On April 19, 2011, Cuba made the most significant change to its leadership in over 50 years, by appointing José Ramón Machado to fill the second-highest position in the Communist Party. It was the first time since the 1959 revolution that someone other than the Castro brothers has been named to the position. The appointment was made at the partys first congress in 14 years and coincides with several changes being made to allow for more private enterprise in Cuba.
In October 2011, buying and selling cars became legal. Also, Raul Castro started allowing Cubans to go into business for themselves in a variety of approved jobs, from accounting to food vendors. The following month, the government began allowing real estate to be bought and sold for the first time since the days immediately following the revolution.

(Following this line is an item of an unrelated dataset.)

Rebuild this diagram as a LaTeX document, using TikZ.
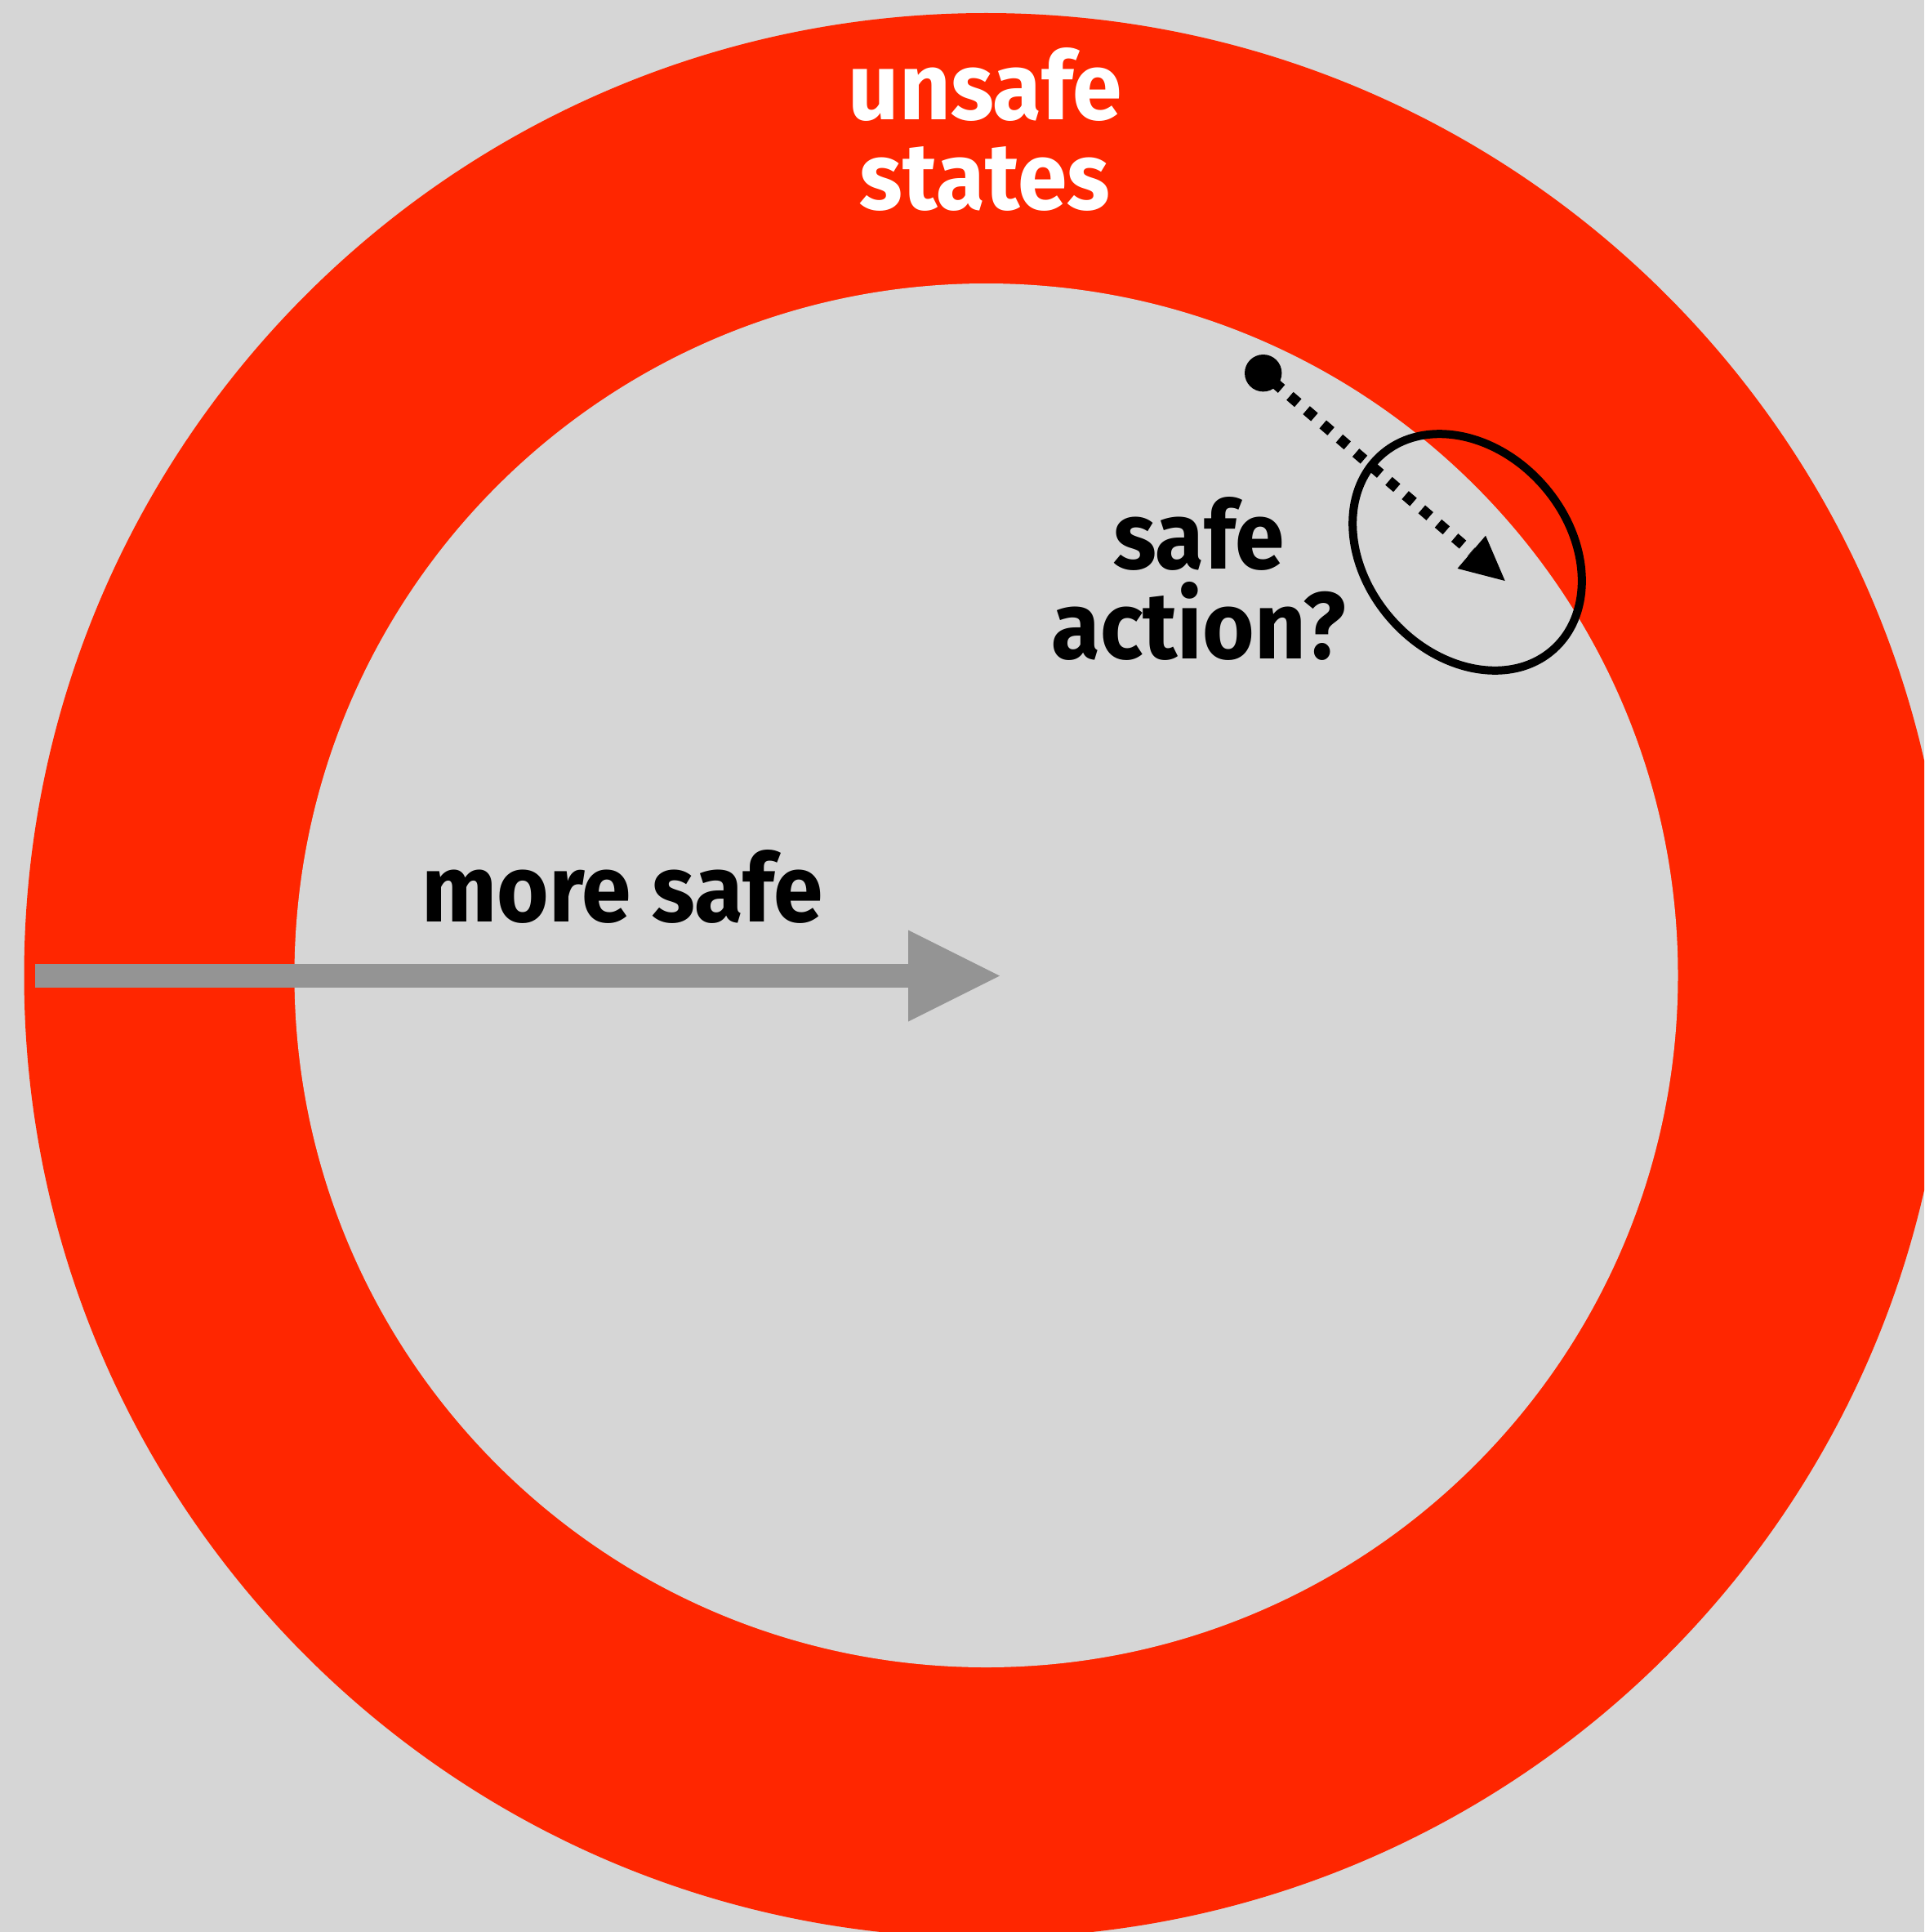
\documentclass[tikz,border=0pt]{standalone}
\usepackage{fontspec}
\newfontfamily\labelfont{Fira Sans}[FakeStretch=0.94]
\usetikzlibrary{arrows.meta,shapes.geometric}
\definecolor{bg}{HTML}{D6D6D6}
\definecolor{unsafered}{HTML}{FF2600}
\definecolor{arrowgrey}{HTML}{949494}
\begin{document}
\begin{tikzpicture}[x=1pt,y=-1pt,
  lbl/.style={font=\labelfont\bfseries\fontsize{116}{110}\selectfont, inner sep=0pt, align=center},
  bigarrow/.style={line width=29pt, arrowgrey, -{Triangle[length=112pt,width=112pt,line width=0pt]}},
  dotarrow/.style={line width=13pt, black, dash pattern=on 13pt off 13.6pt, dash phase=10.1pt,
    -{Triangle[length=54pt,width=53pt,line width=0pt]}},
  ring/.style={draw, ellipse, line width=10pt, minimum width=318pt, minimum height=248pt, inner sep=0pt}
]
\useasboundingbox (0,0) rectangle (2356,2365);
\clip (0,0) rectangle (2356,2365);
\fill[bg] (0,0) rectangle (2356,2365);
\coordinate (C) at (1207.5,1194);
\fill[unsafered] (C) circle [radius=1178pt];
\fill[bg] (C) circle [radius=847pt];
% gray arrow
\coordinate (gs) at (43,1194.5);
\coordinate (gt) at (1224,1194.5);
\draw[bigarrow] (gs) -- (gt);
% labels (base anchor = baseline of the last line)
\node[lbl, text=white, anchor=base] (unsafe) at (1206,257) {unsafe\\states};
\node[lbl, anchor=base] (more) at (762,1128) {more safe};
\node[lbl, anchor=base] (safeact) at (1468,806) {safe\\action?};
% action
\node[ring, rotate=-48.7] (region) at (1796.5,676) {};
\node[circle, fill=black, minimum size=45.4pt, inner sep=0pt] (state) at (1546.7,456.7) {};
\coordinate (atip) at (1842.7,711);
\draw[dotarrow] (state.center) -- (atip);
\end{tikzpicture}
\end{document}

A new law, applying only to permanent residents, went into effect on November 10. The law, an effort to prevent massive real estate holdings, limits Cubans to owning one home in the city and one in the country. The new law also requires that all new real estate transactions be made through Cuban bank accounts for regulation purposes.
In December 2011, the government pardoned more than 2,900 prisoners. Of those pardoned, 86 were foreigners; however, Alan Gross was not one of them. Gross, an American contractor, has served a 15-year sentence since 2009 for distributing satellite telephone equipment in Cuba. His case has dampened President Obamas efforts to improve relations between the United States and Cuba.